Opsgenie Integration in alertmanager POD logs show this after triggering custom alerts:
level=error component=dispatcher msg="Notify for alerts failed" num_alerts=9 err="cpl-prometheus-dev/default-infrastructure-config-dev/default/opsgenie[0]: notify retry canceled due to unr
ecoverable error after 1 attempts: unexpected status code 422: {\"message\":\"Request body is not processable. Please check the errors.\",\"errors\":{\"message\":\"Message can not be empty.\"},\"took\":0.0,\"requestId\":\"0398150c-85f5-435
4-8860-981950f591ae\"}"
The thing is that I have triggered an alert which was showed up fine in Opsgenie, but the next same alert I trigger, is showing the above error message. This also happens from time to time with different alerts. By the way, the Slack Integration is working fine, with all alerts.

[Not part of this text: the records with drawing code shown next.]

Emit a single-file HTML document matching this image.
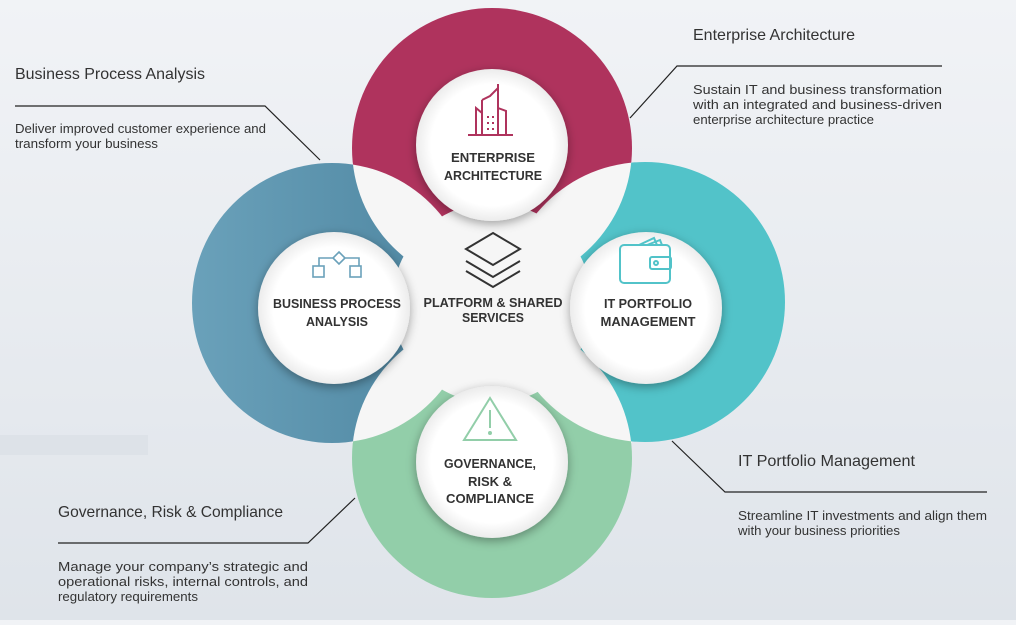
<!DOCTYPE html>
<html><head><meta charset="utf-8"><style>
html,body{margin:0;padding:0;}
body{width:1016px;height:620px;overflow:hidden;background:linear-gradient(#f1f3f6,#dfe4ea);font-family:"Liberation Sans",sans-serif;}
</style></head><body>
<svg width="1016" height="620" viewBox="0 0 1016 620" xmlns="http://www.w3.org/2000/svg" font-family="Liberation Sans, sans-serif">
<defs>
<linearGradient id="bl" x1="0" x2="1" y1="0" y2="0"><stop offset="0" stop-color="#6aa1ba"/><stop offset="1" stop-color="#4c849f"/></linearGradient>
<radialGradient id="wg" cx="0.5" cy="0.5" r="0.5"><stop offset="0.8" stop-color="#ffffff"/><stop offset="1" stop-color="#ececec"/></radialGradient>
<filter id="sh" x="-30%" y="-30%" width="160%" height="160%"><feDropShadow dx="0" dy="3" stdDeviation="5" flood-color="#000" flood-opacity="0.35"/></filter>
<mask id="mT" maskUnits="userSpaceOnUse" x="0" y="0" width="1016" height="620"><rect width="1016" height="620" fill="#fff"/><circle cx="332" cy="303" r="140" fill="#000"/><circle cx="645" cy="302" r="140" fill="#000"/><circle cx="492" cy="303" r="100" fill="#000"/></mask>
<mask id="mL" maskUnits="userSpaceOnUse" x="0" y="0" width="1016" height="620"><rect width="1016" height="620" fill="#fff"/><circle cx="492" cy="148" r="140" fill="#000"/><circle cx="492" cy="458" r="140" fill="#000"/><circle cx="492" cy="303" r="100" fill="#000"/></mask>
</defs>
<rect x="0" y="435" width="148" height="20" fill="#dde2e8"/>
<rect x="352" y="163" width="280" height="280" fill="#f6f6f6"/>
<circle cx="492" cy="148" r="140" fill="#af335d" mask="url(#mT)"/>
<circle cx="645" cy="302" r="140" fill="#52c3c9" mask="url(#mL)"/>
<circle cx="492" cy="458" r="140" fill="#92cea9" mask="url(#mT)"/>
<circle cx="332" cy="303" r="140" fill="url(#bl)" mask="url(#mL)"/>
<circle cx="492" cy="145" r="76" fill="url(#wg)" filter="url(#sh)"/>
<circle cx="334" cy="308" r="76" fill="url(#wg)" filter="url(#sh)"/>
<circle cx="646" cy="308" r="76" fill="url(#wg)" filter="url(#sh)"/>
<circle cx="492" cy="462" r="76" fill="url(#wg)" filter="url(#sh)"/>
<g stroke="#af335d" stroke-width="2" fill="none">
<path d="M468,135 H513 M476,135 V108 L482,113 V135 M482,100 L490,96 L498,88 V135 M498,88 V84 M482,100 V113 M498,108 L506,111 V135"/>
<path d="M488,116v2M488,122v2M488,128v2M493,116v2M493,122v2M493,128v2"/>
</g>
<g stroke="#6aa1ba" stroke-width="1.6" fill="none">
<path d="M339,252 l6,6 -6,6 -6,-6z M333,258 h-14 v8 M345,258 h14 v8"/>
<rect x="313" y="266" width="11" height="11"/><rect x="350" y="266" width="11" height="11"/>
</g>
<g stroke="#333" stroke-width="2" fill="none">
<path d="M493,233 L520,249 L493,265 L466,249 Z M466,261 L493,277 L520,261 M466,271 L493,287 L520,271"/>
</g>
<g stroke="#52c3c9" stroke-width="2" fill="none">
<rect x="620" y="245" width="50" height="38" rx="4"/>
<rect x="650" y="257" width="21" height="12" rx="2"/><circle cx="656" cy="263" r="2"/>
<path d="M639,245 L654,238 L657,245 M647,245 L660,240 L662,245"/>
</g>
<g stroke="#92cea9" stroke-width="2" fill="none">
<path d="M490,398 L464,440 H516 Z"/>
<path d="M490,410 V428" /><circle cx="490" cy="433" r="1" fill="#92cea9"/>
</g>
<g fill="#333" font-size="13" font-weight="bold" text-anchor="middle">
<text x="493" y="162" textLength="84" lengthAdjust="spacingAndGlyphs">ENTERPRISE</text><text x="493" y="180" textLength="98" lengthAdjust="spacingAndGlyphs">ARCHITECTURE</text>
<text x="337" y="308" textLength="128" lengthAdjust="spacingAndGlyphs">BUSINESS PROCESS</text><text x="337" y="326" textLength="62" lengthAdjust="spacingAndGlyphs">ANALYSIS</text>
<text x="493" y="307" textLength="139" lengthAdjust="spacingAndGlyphs">PLATFORM &amp; SHARED</text><text x="493" y="322" textLength="62" lengthAdjust="spacingAndGlyphs">SERVICES</text>
<text x="648" y="308" textLength="88" lengthAdjust="spacingAndGlyphs">IT PORTFOLIO</text><text x="648" y="326" textLength="95" lengthAdjust="spacingAndGlyphs">MANAGEMENT</text>
<text x="490" y="468" textLength="92" lengthAdjust="spacingAndGlyphs">GOVERNANCE,</text><text x="490" y="486">RISK &amp;</text><text x="490" y="503" textLength="88" lengthAdjust="spacingAndGlyphs">COMPLIANCE</text>
</g>
<g stroke="#222" stroke-width="1.2" fill="none">
<path d="M15,106 H265 L320,160"/>
<path d="M630,118 L677,66 H942"/>
<path d="M672,441 L725,492 H987"/>
<path d="M58,543 H308 L355,498"/>
</g>
<g fill="#333">
<text x="15" y="79" font-size="16" textLength="190" lengthAdjust="spacingAndGlyphs">Business Process Analysis</text>
<text x="15" y="133" font-size="13" textLength="251" lengthAdjust="spacingAndGlyphs">Deliver improved customer experience and</text>
<text x="15" y="148" font-size="13" textLength="143" lengthAdjust="spacingAndGlyphs">transform your business</text>
<text x="693" y="40" font-size="16" textLength="162" lengthAdjust="spacingAndGlyphs">Enterprise Architecture</text>
<text x="693" y="94" font-size="13" textLength="249" lengthAdjust="spacingAndGlyphs">Sustain IT and business transformation</text>
<text x="693" y="109" font-size="13" textLength="249" lengthAdjust="spacingAndGlyphs">with an integrated and business-driven</text>
<text x="693" y="124" font-size="13" textLength="181" lengthAdjust="spacingAndGlyphs">enterprise architecture practice</text>
<text x="738" y="466" font-size="16" textLength="177" lengthAdjust="spacingAndGlyphs">IT Portfolio Management</text>
<text x="738" y="520" font-size="13" textLength="249" lengthAdjust="spacingAndGlyphs">Streamline IT investments and align them</text>
<text x="738" y="535" font-size="13" textLength="162" lengthAdjust="spacingAndGlyphs">with your business priorities</text>
<text x="58" y="517" font-size="16" textLength="225" lengthAdjust="spacingAndGlyphs">Governance, Risk &amp; Compliance</text>
<text x="58" y="571" font-size="13" textLength="250" lengthAdjust="spacingAndGlyphs">Manage your company’s strategic and</text>
<text x="58" y="586" font-size="13" textLength="250" lengthAdjust="spacingAndGlyphs">operational risks, internal controls, and</text>
<text x="58" y="601" font-size="13" textLength="140" lengthAdjust="spacingAndGlyphs">regulatory requirements</text>
</g>
</svg>
</body></html>
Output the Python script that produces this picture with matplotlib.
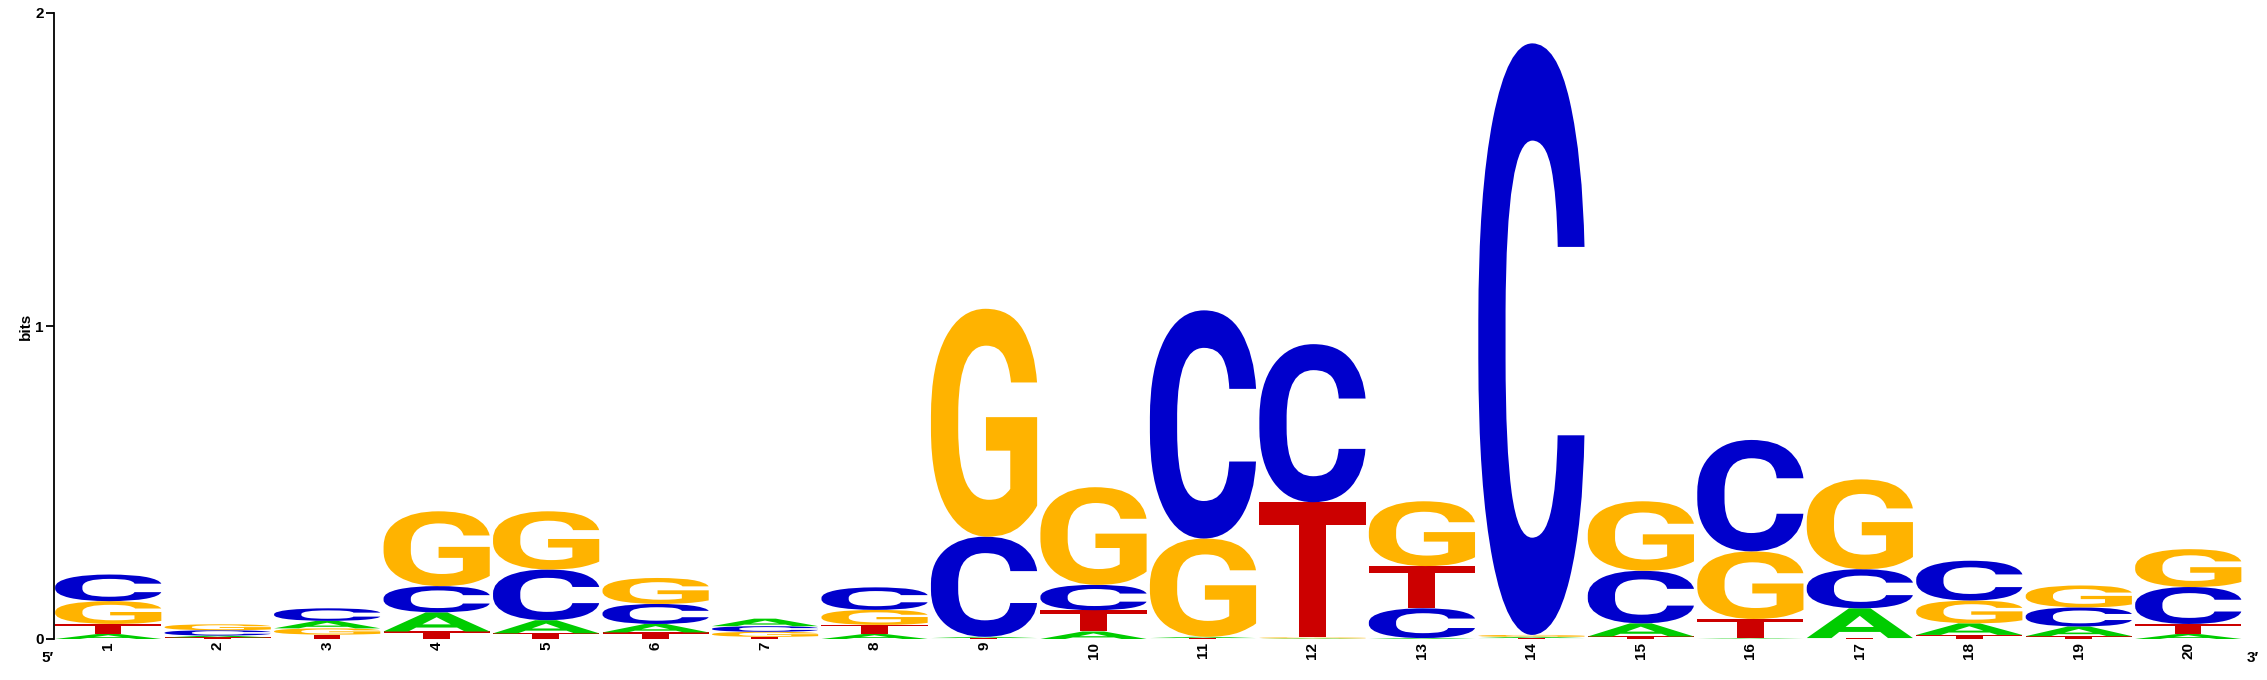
import matplotlib
matplotlib.use('Agg')
import matplotlib.pyplot as plt
from matplotlib.textpath import TextPath
from matplotlib.patches import PathPatch
from matplotlib.font_manager import FontProperties
from matplotlib.transforms import Affine2D

# information content (bits) per base, positions 1..20
positions = list(range(1, 21))
bits_A = [0.016, 0.006, 0.024, 0.061, 0.042, 0.027, 0.024, 0.016, 0.004, 0.024,
          0.004, 0.002, 0.003, 0.004, 0.042, 0.002, 0.095, 0.037, 0.031, 0.016]
bits_C = [0.085, 0.017, 0.040, 0.084, 0.162, 0.064, 0.018, 0.072, 0.320, 0.081,
          0.729, 0.505, 0.095, 1.890, 0.168, 0.356, 0.125, 0.127, 0.061, 0.118]
bits_G = [0.073, 0.019, 0.020, 0.239, 0.186, 0.083, 0.016, 0.048, 0.728, 0.312,
          0.314, 0.003, 0.207, 0.006, 0.222, 0.216, 0.287, 0.073, 0.070, 0.121]
bits_T = [0.032, 0.005, 0.014, 0.024, 0.018, 0.021, 0.007, 0.029, 0.003, 0.068,
          0.003, 0.432, 0.135, 0.003, 0.008, 0.062, 0.003, 0.013, 0.009, 0.032]

colors = {'A': '#00cc00', 'C': '#0000cc', 'G': '#ffb300', 'T': '#cc0000'}
glyph_font = FontProperties(family='Roboto', weight='bold')


def draw_letter(ax, letter, x, bottom, height, width=0.97):
    path = TextPath((0, 0), letter, size=1, prop=glyph_font)
    ext = path.get_extents()
    tr = (Affine2D()
          .translate(-ext.x0, -ext.y0)
          .scale(width / ext.width, height / ext.height)
          .translate(x - width / 2, bottom))
    ax.add_patch(PathPatch(tr.transform_path(path), facecolor=colors[letter],
                           edgecolor='none'))


W, H = 2267, 680
fig = plt.figure(figsize=(W / 100, H / 100), dpi=100)
x0, x1 = 53.5, 2243
y0, y2 = 639, 13
ax = fig.add_axes([x0 / W, (H - y0) / H, (x1 - x0) / W, (y0 - y2) / H])

for i, pos in enumerate(positions):
    stack = sorted([('A', bits_A[i]), ('C', bits_C[i]),
                    ('G', bits_G[i]), ('T', bits_T[i])], key=lambda t: t[1])
    bottom = 0.0
    for letter, h in stack:
        draw_letter(ax, letter, pos, bottom, h)
        bottom += h

ax.set_xlim(0.5, 20.5)
ax.set_ylim(0, 2)
for s in ['top', 'right', 'bottom']:
    ax.spines[s].set_visible(False)
ax.spines['left'].set_linewidth(1.3)
ax.set_yticks([0, 1, 2])
ax.set_xticks(positions)
lab_font = {'family': 'Liberation Sans', 'weight': 'bold', 'size': 11}
ax.set_yticklabels(['0', '1', '2'], fontdict=lab_font)
ax.set_xticklabels([str(p) for p in positions], fontdict=lab_font, rotation=90)
ax.tick_params(axis='x', length=0, pad=2)
ax.tick_params(axis='y', length=6, width=1.3, pad=1)
ax.set_ylabel('bits', fontdict=lab_font, labelpad=2)

fig.text(x0 / W, (H - 658) / H, '5\u2032', ha='right', va='center',
         family=['Liberation Sans', 'DejaVu Sans'], weight='bold', size=11)
fig.text((x1 + 4) / W, (H - 658) / H, '3\u2032', ha='left', va='center',
         family=['Liberation Sans', 'DejaVu Sans'], weight='bold', size=11)

fig.savefig('out.png', dpi=100)
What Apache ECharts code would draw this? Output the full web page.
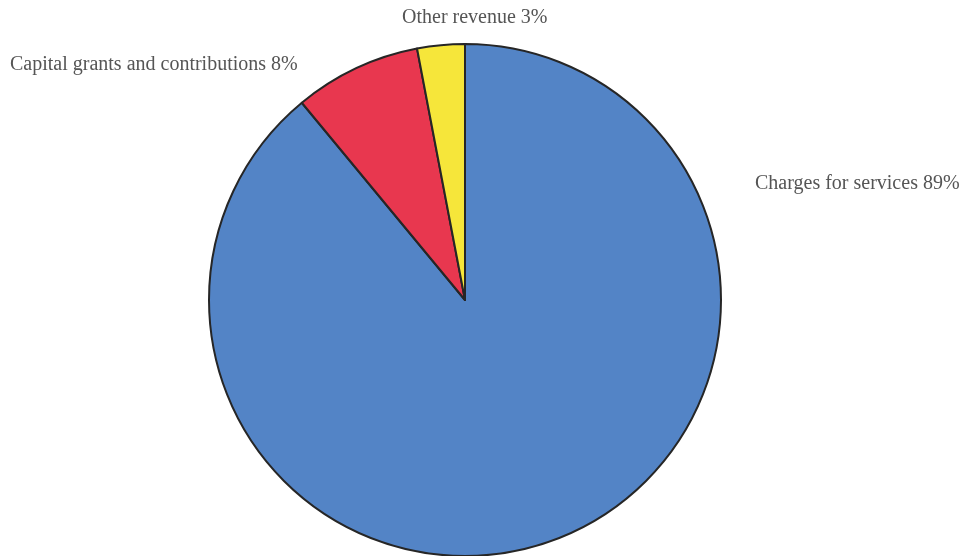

Does somebody know anything about this related issue?
Actions:
Restarted alertmanager POD. Run the commands in separate terminals
kubectl port-forward -n monitoring alertmanager-kube-prometheus-stack-alertmanager-0 9093
curl -Ss localhost:9093/metrics | grep 'alertmanager_notifications.*opsgenie'
The output of the second command is:
alertmanager_notifications_failed_total{integration="opsgenie"} 0 #failed Opsgenie Integration Alerts
alertmanager_notifications_total{integration="opsgenie"} 0 #Total Opsgenie Integration Alerts
Triggered a custom alert with a test message. Alert showed up in Opsgenie
The output of the command of the first step is now:
alertmanager_notifications_failed_total{integration="opsgenie"} 0 #failed Opsgenie Integration Alerts
alertmanager_notifications_total{integration="opsgenie"} 1 #Total Opsgenie Integration Alerts
However after testing a second alert with different name, this error message is appearing on the cluster
level=error component=dispatcher msg="Notify for alerts failed" num_alerts=9 err="cpl-prometheus-dev/default-infrastructure-config-dev/default/opsgenie[0]: notify retry canceled due to unr
ecoverable error after 1 attempts: unexpected status code 422: {\"message\":\"Request body is not processable. Please check the errors.\",\"errors\":{\"message\":\"Message can not be empty.\"},\"took\":0.0,\"requestId\":\"0398150c-85f5-435
4-8860-981950f591ae\"}"
Also the output of the command of the first step is now:
alertmanager_notifications_failed_total{integration="opsgenie"} 1 #failed Opsgenie Integration Alerts
alertmanager_notifications_total{integration="opsgenie"} 2 #Total Opsgenie Integration Alerts
This means that the second alert failed to sent to Opsgenie, even though it’s visible on AlertManager.